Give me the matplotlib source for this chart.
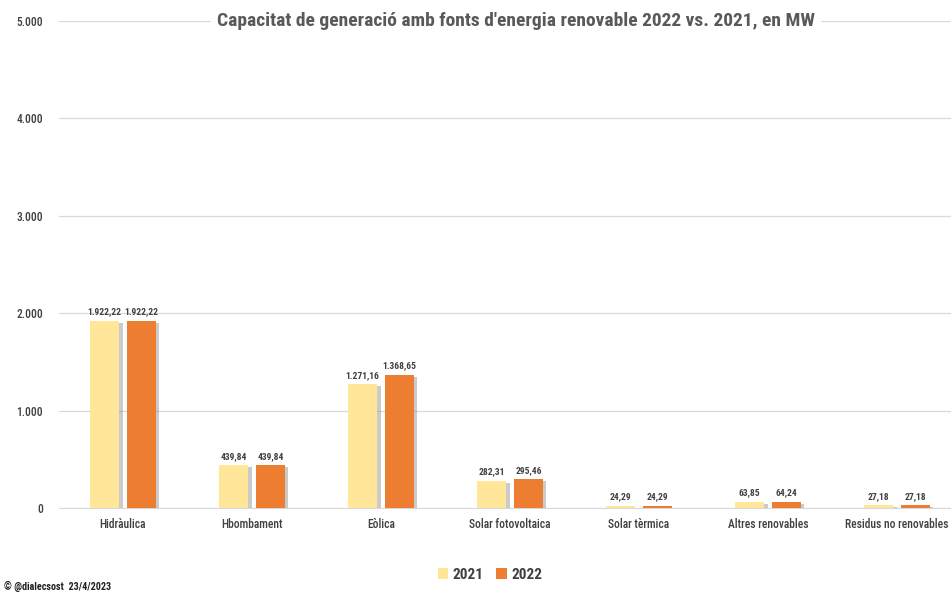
import matplotlib
matplotlib.use("Agg")
import matplotlib.pyplot as plt
import matplotlib.patheffects as pe
from matplotlib.patches import Patch
import numpy as np
from matplotlib import font_manager

categories = ["Hidràulica", "Hbombament", "Eòlica", "Solar fotovoltaica",
              "Solar tèrmica", "Altres renovables", "Residus no renovables"]
v2021 = [1922.22, 439.84, 1271.16, 282.31, 24.29, 63.85, 27.18]
v2022 = [1922.22, 439.84, 1368.65, 295.46, 24.29, 64.24, 27.18]
labels2021 = ["1.922,22", "439,84", "1.271,16", "282,31", "24,29", "63,85", "27,18"]
labels2022 = ["1.922,22", "439,84", "1.368,65", "295,46", "24,29", "64,24", "27,18"]
yticks = [0, 1000, 2000, 3000, 4000, 5000]
yticklabels = ["0", "1.000", "2.000", "3.000", "4.000", "5.000"]
series = ["2021", "2022"]
colors = ["#FFE699", "#ED7D31"]

names = {f.name for f in font_manager.fontManager.ttflist}
fam = None
for cand in ["Roboto Condensed", "Liberation Sans Narrow", "Open Sans Condensed",
             "Arial Narrow", "DejaVu Sans Condensed"]:
    if cand in names:
        fam = cand
        break
if fam is None:
    fam = "DejaVu Sans"
    plt.rcParams['font.stretch'] = 'condensed'
plt.rcParams['font.family'] = [fam, 'DejaVu Sans']

W, H = 951, 592
fig = plt.figure(figsize=(W/100, H/100), dpi=100)
ax = fig.add_axes([58.5/W, 1-508/H, (961.5-58.5)/W, (508-21)/H])

x = np.arange(len(categories))
bw = 0.225
off = 0.143
shadow = [pe.SimplePatchShadow(offset=(2.5, -1.5), shadow_rgbFace="#7f7f7f", alpha=0.4), pe.Normal()]
for vals, labs, c, s, d in [(v2021, labels2021, colors[0], series[0], -off),
                            (v2022, labels2022, colors[1], series[1], off)]:
    bars = ax.bar(x + d, vals, bw, color=c, zorder=3)
    for b in bars:
        b.set_path_effects(shadow)
    for xi, v, l in zip(x + d, vals, labs):
        ax.text(xi, v + 45, l, ha="center", va="bottom", fontsize=6.8, fontweight="bold",
                color="#404040", zorder=4)

ax.set_xlim(-0.5, len(categories) - 0.5)
ax.set_ylim(0, 5000)
ax.set_yticks(yticks)
ax.set_yticklabels(yticklabels)
ax.set_xticks(x)
ax.set_xticklabels(categories)
ax.tick_params(axis="both", length=0, labelsize=8.3, colors="#404040")
ax.tick_params(axis="y", pad=11)
ax.tick_params(axis="x", pad=7)
for t in ax.get_xticklabels() + ax.get_yticklabels():
    t.set_fontweight("medium")
ax.grid(axis="y", color="#D9D9D9", linewidth=0.9, zorder=0)
for sp in ["top", "right", "left"]:
    ax.spines[sp].set_visible(False)
ax.spines["bottom"].set_color("#D9D9D9")

fig.text(516/W, 1-21/H, "Capacitat de generació amb fonts d'energia renovable 2022 vs. 2021, en MW",
         ha="center", va="center", fontsize=14, fontweight="bold", color="#595959",
         bbox=dict(facecolor="white", edgecolor="none", pad=4), zorder=10)

handles = [Patch(facecolor=c, label=s) for c, s in zip(colors, series)]
fig.legend(handles=handles, loc="center", bbox_to_anchor=(490/W, 1-575/H), ncol=2,
           frameon=False, prop={"size": 11, "weight": "bold"}, handlelength=0.7,
           handleheight=0.7, handletextpad=0.3, columnspacing=0.8, labelcolor="#404040")

fig.text(4/W, 1-586/H, "© @dialecsost  23/4/2023", ha="left", va="center",
         fontsize=7.3, fontweight="bold", color="#222222")

fig.savefig("out.png", dpi=100)
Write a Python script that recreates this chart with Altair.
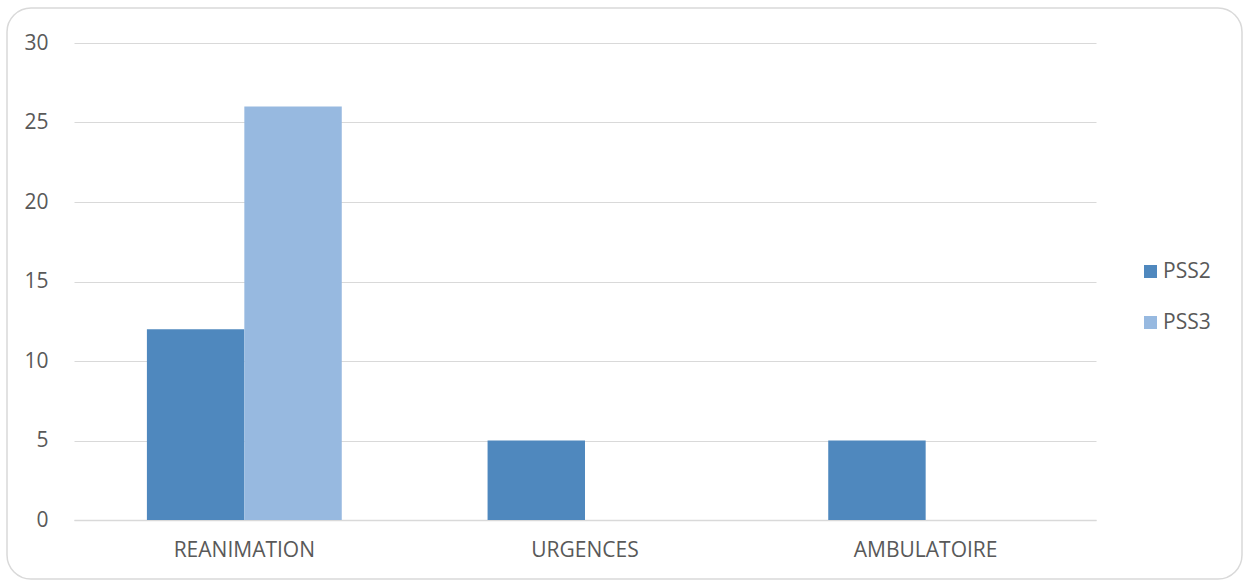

# Exercise objective
Will you set down the records word for word while leaving out every picture?

# Answer to the task
Give me the matplotlib source for this chart.
import matplotlib
matplotlib.use("Agg")
import matplotlib.pyplot as plt
import matplotlib.patheffects as pe
from matplotlib.patches import Patch
import numpy as np
from matplotlib import font_manager

categories = ["Hidràulica", "Hbombament", "Eòlica", "Solar fotovoltaica",
              "Solar tèrmica", "Altres renovables", "Residus no renovables"]
v2021 = [1922.22, 439.84, 1271.16, 282.31, 24.29, 63.85, 27.18]
v2022 = [1922.22, 439.84, 1368.65, 295.46, 24.29, 64.24, 27.18]
labels2021 = ["1.922,22", "439,84", "1.271,16", "282,31", "24,29", "63,85", "27,18"]
labels2022 = ["1.922,22", "439,84", "1.368,65", "295,46", "24,29", "64,24", "27,18"]
yticks = [0, 1000, 2000, 3000, 4000, 5000]
yticklabels = ["0", "1.000", "2.000", "3.000", "4.000", "5.000"]
series = ["2021", "2022"]
colors = ["#FFE699", "#ED7D31"]

names = {f.name for f in font_manager.fontManager.ttflist}
fam = None
for cand in ["Roboto Condensed", "Liberation Sans Narrow", "Open Sans Condensed",
             "Arial Narrow", "DejaVu Sans Condensed"]:
    if cand in names:
        fam = cand
        break
if fam is None:
    fam = "DejaVu Sans"
    plt.rcParams['font.stretch'] = 'condensed'
plt.rcParams['font.family'] = [fam, 'DejaVu Sans']

W, H = 951, 592
fig = plt.figure(figsize=(W/100, H/100), dpi=100)
ax = fig.add_axes([58.5/W, 1-508/H, (961.5-58.5)/W, (508-21)/H])

x = np.arange(len(categories))
bw = 0.225
off = 0.143
shadow = [pe.SimplePatchShadow(offset=(2.5, -1.5), shadow_rgbFace="#7f7f7f", alpha=0.4), pe.Normal()]
for vals, labs, c, s, d in [(v2021, labels2021, colors[0], series[0], -off),
                            (v2022, labels2022, colors[1], series[1], off)]:
    bars = ax.bar(x + d, vals, bw, color=c, zorder=3)
    for b in bars:
        b.set_path_effects(shadow)
    for xi, v, l in zip(x + d, vals, labs):
        ax.text(xi, v + 45, l, ha="center", va="bottom", fontsize=6.8, fontweight="bold",
                color="#404040", zorder=4)

ax.set_xlim(-0.5, len(categories) - 0.5)
ax.set_ylim(0, 5000)
ax.set_yticks(yticks)
ax.set_yticklabels(yticklabels)
ax.set_xticks(x)
ax.set_xticklabels(categories)
ax.tick_params(axis="both", length=0, labelsize=8.3, colors="#404040")
ax.tick_params(axis="y", pad=11)
ax.tick_params(axis="x", pad=7)
for t in ax.get_xticklabels() + ax.get_yticklabels():
    t.set_fontweight("medium")
ax.grid(axis="y", color="#D9D9D9", linewidth=0.9, zorder=0)
for sp in ["top", "right", "left"]:
    ax.spines[sp].set_visible(False)
ax.spines["bottom"].set_color("#D9D9D9")

fig.text(516/W, 1-21/H, "Capacitat de generació amb fonts d'energia renovable 2022 vs. 2021, en MW",
         ha="center", va="center", fontsize=14, fontweight="bold", color="#595959",
         bbox=dict(facecolor="white", edgecolor="none", pad=4), zorder=10)

handles = [Patch(facecolor=c, label=s) for c, s in zip(colors, series)]
fig.legend(handles=handles, loc="center", bbox_to_anchor=(490/W, 1-575/H), ncol=2,
           frameon=False, prop={"size": 11, "weight": "bold"}, handlelength=0.7,
           handleheight=0.7, handletextpad=0.3, columnspacing=0.8, labelcolor="#404040")

fig.text(4/W, 1-586/H, "© @dialecsost  23/4/2023", ha="left", va="center",
         fontsize=7.3, fontweight="bold", color="#222222")

fig.savefig("out.png", dpi=100)
Write a Python script that recreates this chart with Altair.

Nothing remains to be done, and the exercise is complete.